En medio del camino, del frío, de la pobreza, del contraste y la desigualdad, crecía la esperanza por el encuentro, el intercambio de miradas, risas y algunas palabras en náhuatl que, con su vibración, abrían nuestra mente para comprender el lenguaje universal de la acogida, del cuidado y del amor.

Quedábamos maravilladas de la atención en la preparación de cada uno de los momentos de la posada, los cantos, el rezo; de cómo ponían en el centro a María y a José, y en torno a ellos la promesa de un Dios que se hace niño para que nazca la esperanza en medio de tanta pobreza y desigualdad.

Durante los seis días del camino tuvimos el privilegio de recorrer pueblos diferentes y pudimos ser testigos de su experiencia de fe durante el Adviento. Sin embargo, también constatamos que su generosidad y entrega no era exclusiva para las mochileras; el transmitir las tradiciones, el sentido de fiesta y la fuerza de la comunidad es un valor que se extiende a todos y todas. La generosidad sin límite nos habla de un Dios que no se cansa de darnos y nos invita a hacer lo mismo por los demás.
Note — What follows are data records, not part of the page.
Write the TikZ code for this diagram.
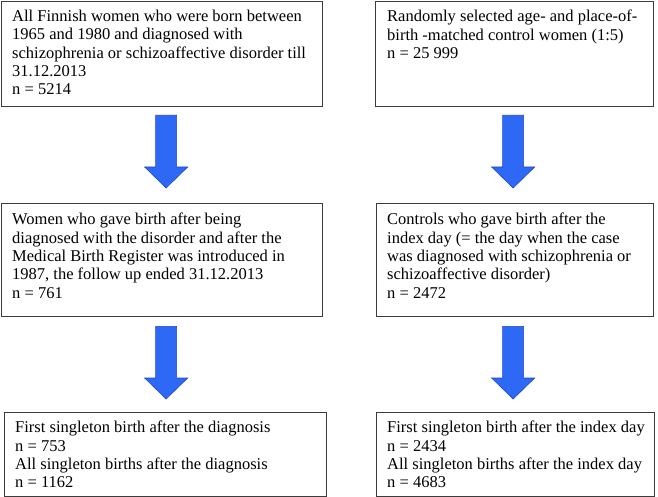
\documentclass[tikz,border=0pt]{standalone}
\usepackage{fontspec}
\setmainfont{Liberation Serif}
\usetikzlibrary{calc}

\definecolor{arrowfill}{RGB}{45,105,245}
\definecolor{arrowline}{RGB}{30,70,200}
\definecolor{boxline}{RGB}{60,60,60}

\tikzset{
  flowbox/.style={draw=boxline, line width=1.3pt, anchor=north west, inner sep=0pt},
  flowtext/.style={anchor=north west, inner sep=0pt, align=left,
    font=\fontsize{16.5}{18.3}\selectfont},
  bluearrow/.style={fill=arrowfill, draw=arrowline, line width=0.6pt,
    to path={let \p1=(\tikztostart), \p2=(\tikztotarget) in
      (\x1-10.5pt,\y1) -- (\x1+10.5pt,\y1) -- (\x1+10.5pt,\y2+21pt)
      -- (\x1+21.5pt,\y2+21pt) -- (\x1,\y2) -- (\x1-21.5pt,\y2+21pt)
      -- (\x1-10.5pt,\y2+21pt) -- cycle}}
}

\begin{document}
\begin{tikzpicture}[x=1pt, y=-1pt]
    \useasboundingbox (0,0) rectangle (658,497);

    % boxes
    \node[flowbox, minimum width=321pt, minimum height=105pt] (b1) at (1,1) {};
    \node[flowbox, minimum width=278pt, minimum height=105pt] (b2) at (375,1) {};
    \node[flowbox, minimum width=321pt, minimum height=113pt] (b3) at (1,203) {};
    \node[flowbox, minimum width=277pt, minimum height=113pt] (b4) at (376,203) {};
    \node[flowbox, minimum width=322pt, minimum height=84pt] (b5) at (4,412) {};
    \node[flowbox, minimum width=278pt, minimum height=84pt] (b6) at (376,412) {};

    % texts
    \node[flowtext] (t1) at ([xshift=11pt,yshift=-9pt]b1.north west)
        {All Finnish women who were born between\\1965 and 1980 and diagnosed with\\schizophrenia or schizoaffective disorder till\\31.12.2013\\n = 5214};
    \node[flowtext] (t2) at ([xshift=12pt,yshift=-9pt]b2.north west)
        {Randomly selected age- and place-of-\\birth -matched control women (1:5)\\n = 25 999};
    \node[flowtext] (t3) at ([xshift=11pt,yshift=-10pt]b3.north west)
        {Women who gave birth after being\\diagnosed with the disorder and after the\\Medical Birth Register was introduced in\\1987, the follow up ended 31.12.2013\\n = 761};
    \node[flowtext] (t4) at ([xshift=11pt,yshift=-10pt]b4.north west)
        {Controls who gave birth after the\\index day (= the day when the case\\was diagnosed with schizophrenia or\\schizoaffective disorder)\\n = 2472};
    \node[flowtext] (t5) at ([xshift=11pt,yshift=-9pt]b5.north west)
        {First singleton birth after the diagnosis\\n = 753\\All singleton births after the diagnosis\\n = 1162};
    \node[flowtext] (t6) at ([xshift=11pt,yshift=-9pt]b6.north west)
        {First singleton birth after the index day\\n = 2434\\All singleton births after the index day\\n = 4683};

    % arrows
    \draw[bluearrow] ([xshift=4pt,yshift=-8pt]b1.south) to ([xshift=4pt,yshift=15pt]b3.north);
    \draw[bluearrow] ([xshift=-1.5pt,yshift=-8pt]b2.south) to ([xshift=-1.5pt,yshift=15pt]b4.north);
    \draw[bluearrow] ([xshift=4pt,yshift=-9pt]b3.south) to ([xshift=4pt,yshift=13pt]b5.north);
    \draw[bluearrow] ([xshift=-2pt,yshift=-9pt]b4.south) to ([xshift=-2pt,yshift=13pt]b6.north);
\end{tikzpicture}
\end{document}
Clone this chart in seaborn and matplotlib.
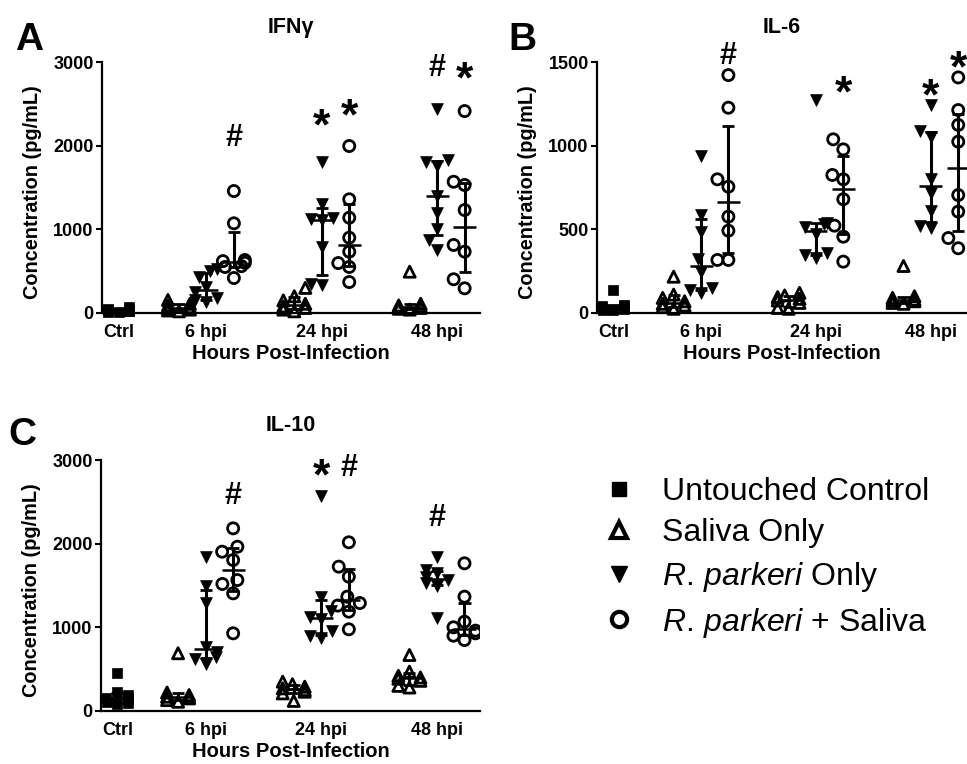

El misterio de la encarnación solamente puede ser entendido desde una mirada compasiva, liberada de prejuicios y expectativas; nos hace contemplar a un Dios que se encarna frágil y vulnerable, rompiendo nuestros esquemas y narrativas aprendidas. Un Dios que no deja de insistir ni de salir a nuestro encuentro para darse a conocer. Ésta experiencia nos confronta y puede debilitar nuestra fe cuando nos ponemos en el centro y perdemos el rumbo, o cuando nos llenamos de cosas para evitar hacernos cargo de nuestra propia verdad y la realidad sufriente en la que vivimos.

Un Dios que elige nacer en medio de la vulnerabilidad y la pobreza tiene algo que decir a nuestra vida. Que en este tiempo lo podamos descubrir y atrevernos a resignificar la experiencia del nacimiento de Jesús.